7/10
Shirley at her best
31 May 2022
There was no end to this little girl's talent, as Shirley once again gives an astounding performance with her singing, dancing, and acting skills that are something else for a seven-year-old!

The story takes place during the Civil War, where Shirley goes through some harrowing experiences for a child, like losing her mother, helping to hide her father from Union soldiers, an attempted getaway, where they're chased and shot at, and seeing her father in jail. But Shirley does something about that! She (along with Bill Robinson) pays a visit to President Lincoln to plead her father's case! And what a priceless scene that is! (Almost as good as Shirley and Bill earning their train ticket fare to Washington by dancing and singing "Polly Wolly Doodle".) Shirley and Bill made quite a team!

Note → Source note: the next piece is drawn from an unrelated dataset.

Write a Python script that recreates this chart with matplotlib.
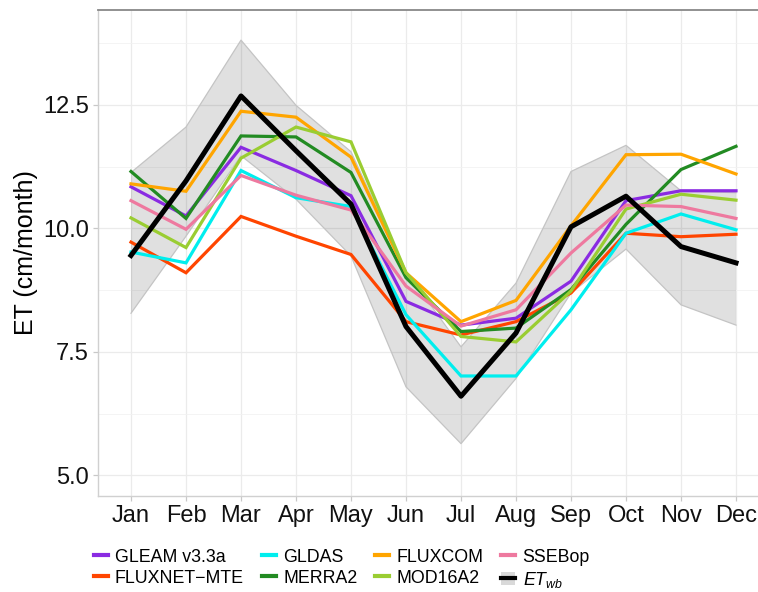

Stepin Fetchit is also here, and is his usual self, like when he's found hiding in a closet by Union soldiers, and said he just stepped in there to get some air, or, as if contemplating one of life's profound questions, he asks Bill why a shoe is called a shoe? He's something else!

Some memorable scenes are Shirley defiantly singing "Dixie" to some Union officers and leading a group of children she's training to be soldiers. When her father leaves to go fight, (after a crying scene that was so well acted, not over the top), she asks him to "give my love to General Lee." The tears she sheds over her mother's death (and later, when she tells the President about it) are as if she really suffered a loss, no phony sobs or overacting with this little girl. And you have a heart of stone if you aren't moved by her singing "Believe Me if all Those Endearing Young Charms" to her father.

This is a short movie (less than 90 minutes), so by all means watch it!